Computational Framework for Magnetic Sensing in Structural Health Monitoring Applications via Magnetic Shape Memory Alloys

Abstract

In the field of structural health monitoring (SHM), innovative methods of non-destructive evaluation (NDE) are currently being investigated for the purpose of enabling safer, longer lasting structures. While current SHM is dominated by acoustic emission and vibration-based methods, it would be desirable to combine NDE techniques with existing structural reinforcement techniques and allow these two functionalities to combine toward enhancing structural service life. Magnetic shape memory alloys (MSMAs) have differing magnetic properties at different phases related to their stress/strain state.
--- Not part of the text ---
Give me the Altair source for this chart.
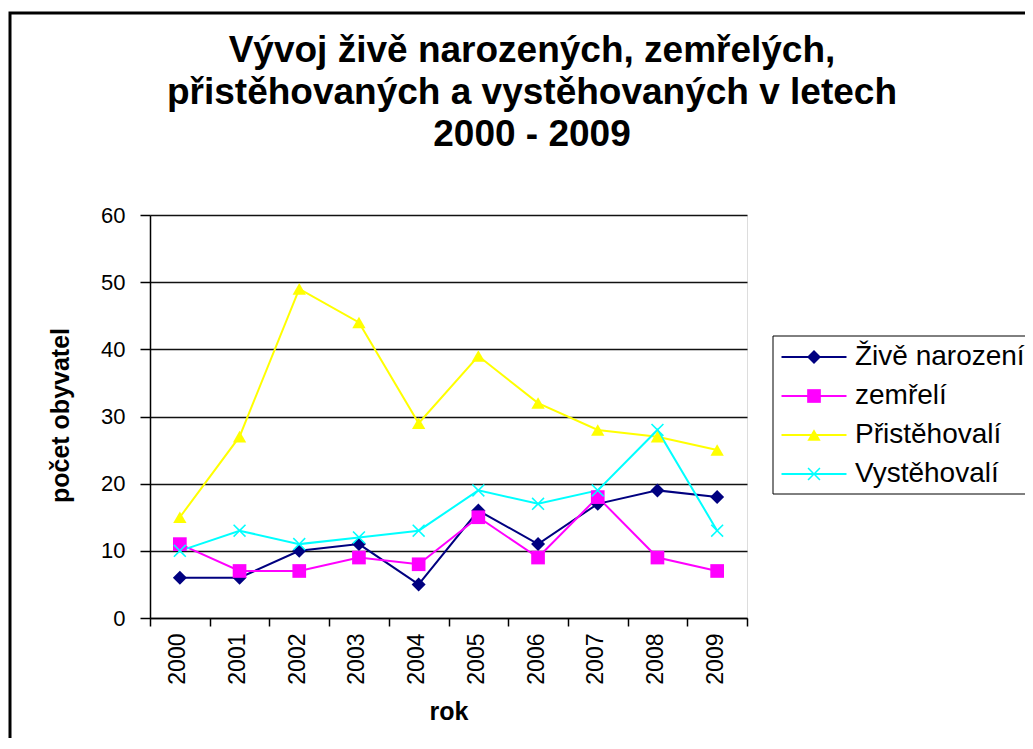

Stress-induced phase transformations in embedded metallic wires, rods, or cables as caused by failure in a surrounding concrete matrix can be correlated to changes in MSMA magnetic properties. A computational model is developed using ABAQUS and COMSOL Multiphysics to evaluate the development of stress-induced martensite (SIM) due to internal damage in a load-bearing concrete-MSMA block composite, which is then shown to lead to a quantitative change in an externally applied magnetic field. This external change in the applied magnetic field, caused by internal damage and the initiation of a local region of SIM, is then used to locate internal damage via measurements of the magnetic flux density on the external surface of the structure. The computational results quantitatively demonstrate a method to locate SIM regions in embedded MSMAs, thus identifying internal structural damage.